La lezione del ventiduenne per spiegare ai genitori come scrivere i messaggi: “Basta con i punti esclamativi”

La comunicazione online è probabilmente uno dei terreni in cui le differenze generazionali emergono con più evidenza. Le chat, con i loro codici veloci e in continua evoluzione, finiscono spesso per creare equivoci e incomprensioni tra figli e genitori. Un singolo simbolo può cambiare tono a un messaggio, un’emoji può essere interpretata in modi opposti e un silenzio può generare ansie inattese. Situazioni che, più che conflitti, producono spesso reazioni divertite e raccontano di mondi linguistici che faticano a incontrarsi. É il caso di Jason Saperstone, ventiduenne trasferitosi a New York per fare il pubblicitario che, stanco dei frequenti malintesi con i genitori, ha deciso di intervenire: sfruttando le sua abilità nell'elaborare presentazioni e mappe visuali, Jason ha infatti elaborato una vera e propria lezione in PowerPoint per spiegare ai genitori, Nancy e Pete, le regole di base del "galateo dei messaggi". "Loro scrivono sempre con le migliori intenzioni", ha raccontato al sito Today.com, "ma spesso non conoscono tutte le funzioni. La Gen Z ha creato un linguaggio tutto suo, comprensibile solo a chi ne fa parte".
Il video, pubblicato su Instagram, è diventato virale e ha conquistato persino l'attenzione dell'attrice Reese Witherspoon – nota per il film "La rivincita delle bionde" e vincitrice del Premio Oscar nel 2006 con "Quando l'amore brucia l'anima – Walk the Line" – che ha commentato: "Caspita, ho fatto tutto questo in modo sbagliato per un bel po' di tempo".

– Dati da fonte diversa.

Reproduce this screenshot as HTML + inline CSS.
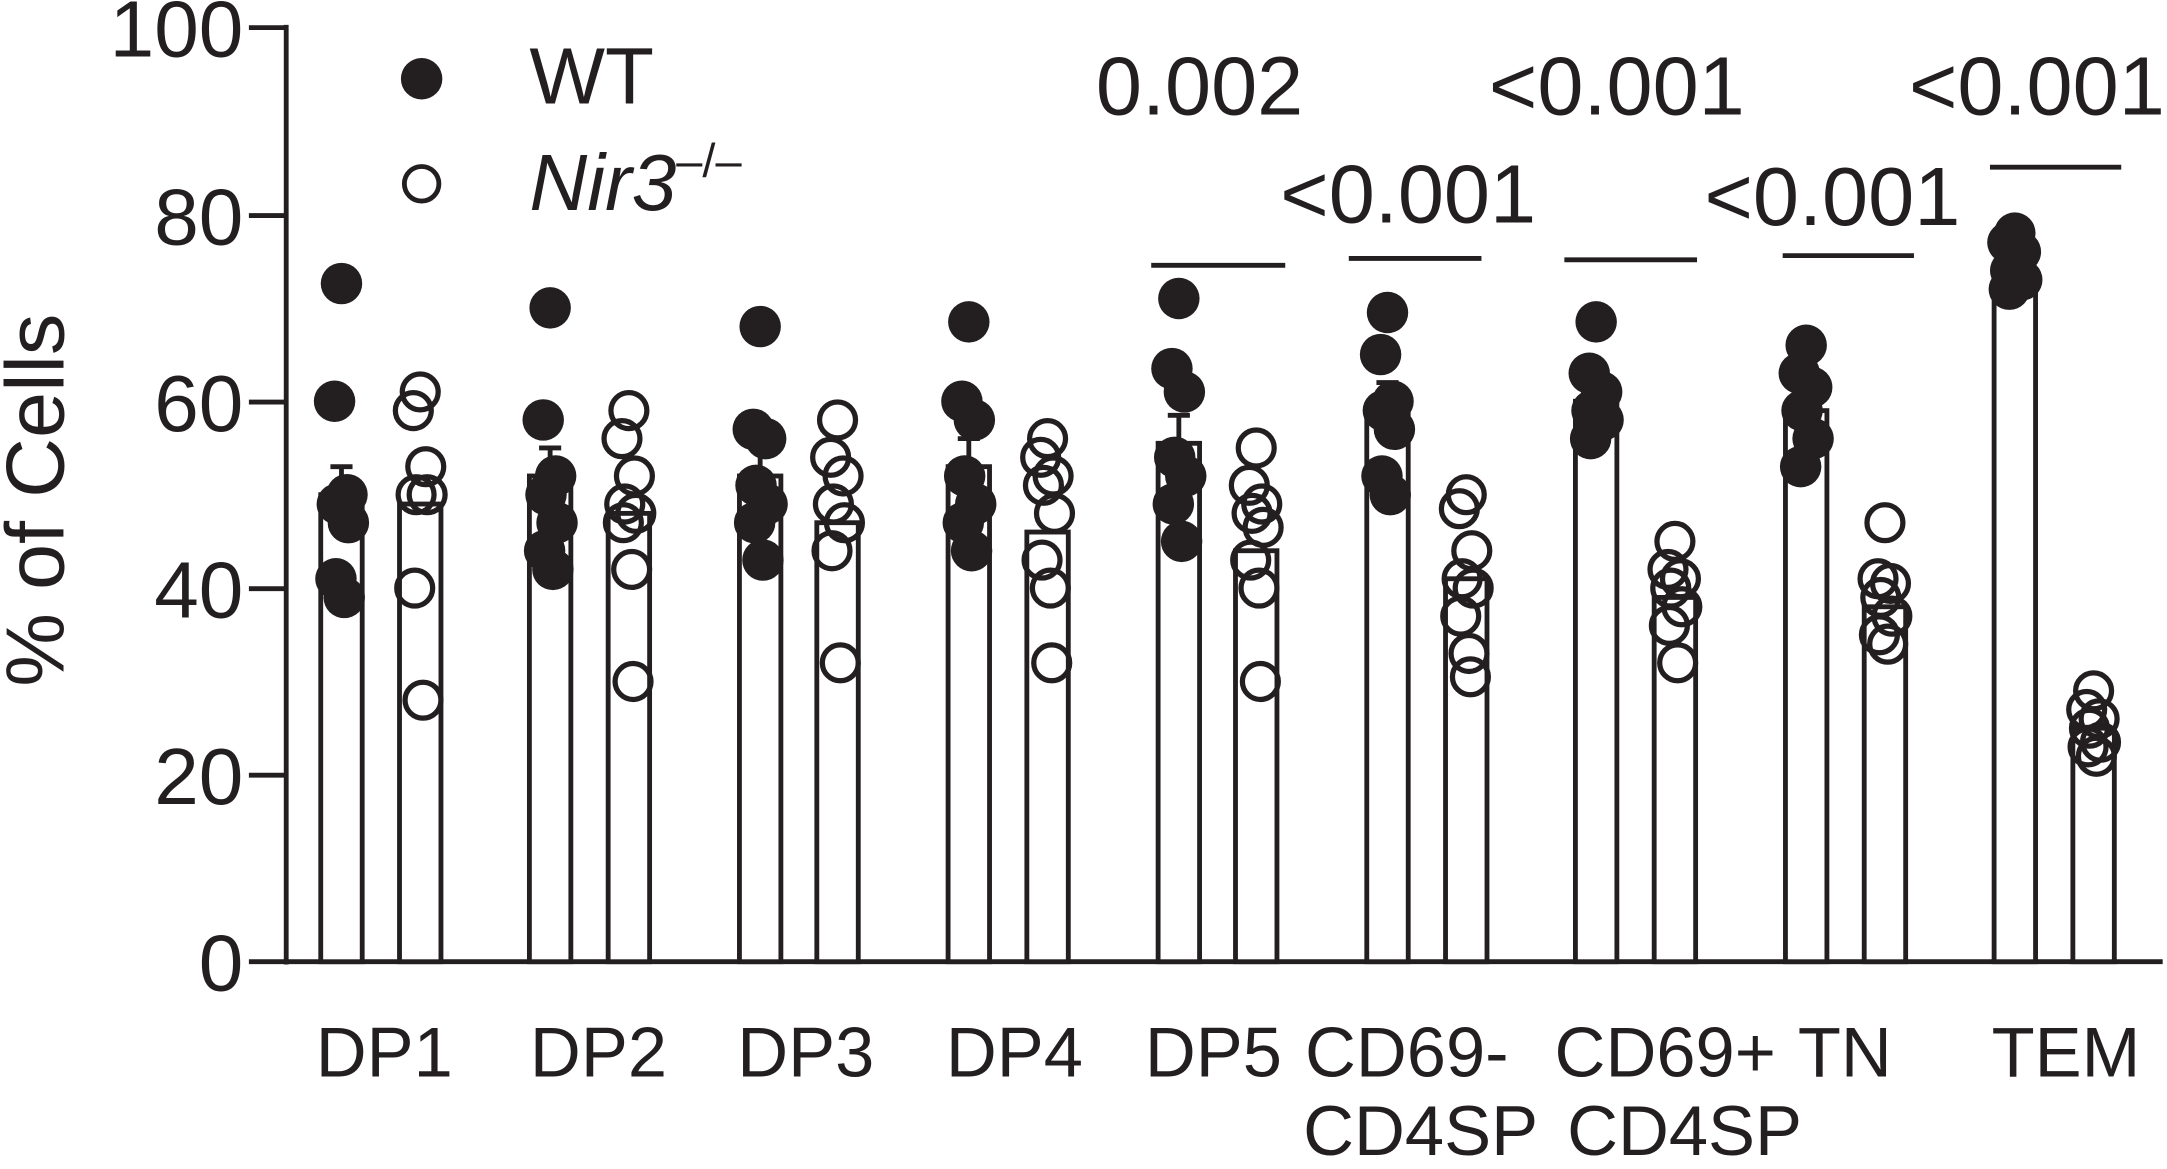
<!DOCTYPE html>
<html><head><meta charset="utf-8"><style>html,body{margin:0;padding:0;background:#fff}svg{display:block}</style></head><body>
<svg width="2167" height="1169" viewBox="0 0 1568 846" xmlns="http://www.w3.org/2000/svg" font-family="Liberation Sans, Arial, sans-serif" fill="#231f20">
<g stroke="#231f20" stroke-width="3.5" fill="none">
<line x1="207" y1="18" x2="207" y2="698"/>
<line x1="180" y1="696" x2="1565" y2="696"/>
<line x1="180" y1="20" x2="207" y2="20"/><line x1="180" y1="156" x2="207" y2="156"/><line x1="180" y1="291" x2="207" y2="291"/><line x1="180" y1="426" x2="207" y2="426"/><line x1="180" y1="561" x2="207" y2="561"/>
<line x1="833" y1="192" x2="930" y2="192"/><line x1="976" y1="187" x2="1072" y2="187"/><line x1="1132" y1="188" x2="1228" y2="188"/><line x1="1290" y1="185" x2="1385" y2="185"/><line x1="1440" y1="121" x2="1535" y2="121"/>
</g>
<g font-size="58" text-anchor="end"><text x="176" y="41">100</text><text x="176" y="177">80</text><text x="176" y="312">60</text><text x="176" y="447">40</text><text x="176" y="582">20</text><text x="176" y="717">0</text></g>
<text transform="translate(46,362) rotate(-90)" font-size="60" text-anchor="middle">% of Cells</text>
<circle cx="305" cy="57" r="15"/><text x="383" y="75" font-size="58">WT</text>
<circle cx="305" cy="133" r="12.5" fill="none" stroke="#231f20" stroke-width="3.5"/><text x="383" y="152" font-size="58" font-style="italic">Nir3<tspan font-style="normal" font-size="34" dy="-24">–/–</tspan></text>
<g font-size="60" text-anchor="middle"><text x="868" y="83">0.002</text><text x="1019" y="161">&lt;0.001</text><text x="1170" y="83">&lt;0.001</text><text x="1326" y="163">&lt;0.001</text><text x="1474" y="83">&lt;0.001</text></g>
<g font-size="51" text-anchor="middle"><text x="278" y="779">DP1</text><text x="433" y="779">DP2</text><text x="583" y="779">DP3</text><text x="734" y="779">DP4</text><text x="878" y="779">DP5</text><text x="1018" y="779">CD69-</text><text x="1028" y="836">CD4SP</text><text x="1205" y="779">CD69+</text><text x="1219" y="836">CD4SP</text><text x="1335" y="779">TN</text><text x="1495" y="779">TEM</text></g>
<g id="plot"></g>
<script>
var g=document.getElementById('plot'),NS='http://www.w3.org/2000/svg';
function Y(v){return 696-v*6.76}
function el(n,a){var e=document.createElementNS(NS,n);for(var k in a)e.setAttribute(k,a[k]);g.appendChild(e);return e}
var wx=[232,383,535,686,838,989,1140,1292,1443],kx=[289,440,591,743,894,1046,1197,1349,1500];
var wb=[50,52,52,53,55.5,59,60,59,74],kb=[49,48,47,46,44,41,39,38,25];
var wp=[[72.6,60,50,49,47,41,39],[70,58,52,50,47,44,42],[68,57,56,51,49,47,43],[68.5,60,58,52,49,47,44],[71,63.5,61,54,52,49,45],[69.5,65,60,59,57,52,50],[68.5,63,61,59,58,56],[66,63,61.5,59,56,53],[78,77,76,74,73,72]];
var kp=[[61,59,53,50,50,40,28],[59,56,52,49,48,47,42,30],[58,54,52,49,47,44,32],[56,54,52,51,48,43,40,32],[55,51,49,48,46.5,43,40,30],[50,48.5,44,41,40,37,33,30.5],[45,42,41,40,38,36,32],[47,41,40.5,39,37,35,34],[29,27,26,25,23.5,23,22]];
var jit=[0,-5,4,-3,5,-4,2,3];
for(var i=0;i<9;i++){
 el('rect',{x:wx[i],y:Y(wb[i]),width:30,height:696-Y(wb[i]),fill:'#fff',stroke:'#231f20','stroke-width':3.5});
 el('rect',{x:kx[i],y:Y(kb[i]),width:30,height:696-Y(kb[i]),fill:'#fff',stroke:'#231f20','stroke-width':3.5});
 el('line',{x1:wx[i]+15,y1:Y(wb[i]),x2:wx[i]+15,y2:Y(wb[i]+3),stroke:'#231f20','stroke-width':3.5});
 el('line',{x1:wx[i]+7,y1:Y(wb[i]+3),x2:wx[i]+23,y2:Y(wb[i]+3),stroke:'#231f20','stroke-width':3.5});
 wp[i].forEach(function(v,j){el('circle',{cx:wx[i]+15+jit[j],cy:Y(v),r:15,fill:'#231f20'})});
 kp[i].forEach(function(v,j){el('circle',{cx:kx[i]+15+jit[j],cy:Y(v),r:13,fill:'none',stroke:'#231f20','stroke-width':3.8})});
}
</script>
</svg>
</body></html>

Il "problema" dell'enfasi immotivata
La prima lezione di Jason si è concentrata su un aspetto preciso: l'uso corretto dei punti esclamativi come reaction a un messaggio, una funzione che in certi sistemi di messaggistica viene chiamata "enfasi". Secondo il giovane, ci sono solo tre circostanze in cui va usato: quando si concorda con il contenuto, quando ci si trova nella stessa situazione oppure quando si vuole richiamare l'attenzione di chi non risponde. Per chiarire, Jason ha ricordato un episodio recente durante la quale aveva scritto alla madre che si trovava in un bar con Alex Cooper, la conduttrice di un popolare podcast americano. Nancy aveva reagito – anzi, "reactato" – con l'enfasi, ma per il figlio sarebbe bastato un semplice "pollice in su". La mamma, ridendo, si è difesa: "Ho usato quella reazione perché ero felice per te!".
Emoji e altri trabocchetti
La presentazione di Jason ha affrontato un tema condiviso da generazioni diverse: i più giovani si sono divertiti riconoscendo la goffaggine online dei genitori, mentre madri e padri meno abituati al linguaggio delle chat hanno empatizzato con gli inciampi e le difficoltà dei genitori del ragazzo. Molti di loro hanno infatti confessato di aver sempre interpretato l'enfasi come un modo o per esprimere sorpresa o entusiasmo. Qualcuno ha persino suggerito che i produttori dovrebbe fornire dei manuali d'uso al momento dell’acquisto degli smartphone. Altri, invece, hanno preso le difese di Nancy: "Nel linguaggio delle mamme significa WOW", ha scritto un’utente. Non tutti, però, hanno salutato con simpatia le alternative proposte. Per alcuni, il pollice in su appare addirittura peggiore: un segnale di indifferenza, quasi un invito a non disturbare con altri messaggi.
Se Jason deciderà di proseguire la sua "scuola di messaggistica", i temi non mancheranno. Uno dei più delicati riguarda gli emoji, che spesso generano fraintendimenti tra generazioni. "Il teschio, ad esempio, significa che stai ridendo così tanto da morire", ha spiegato. E poi ci sono le icone dal significato ambiguo o esplicitamente allusivo, come la famigerata melanzana, che i genitori usano con innocenza e i figli interpretano in tutt'altro modo.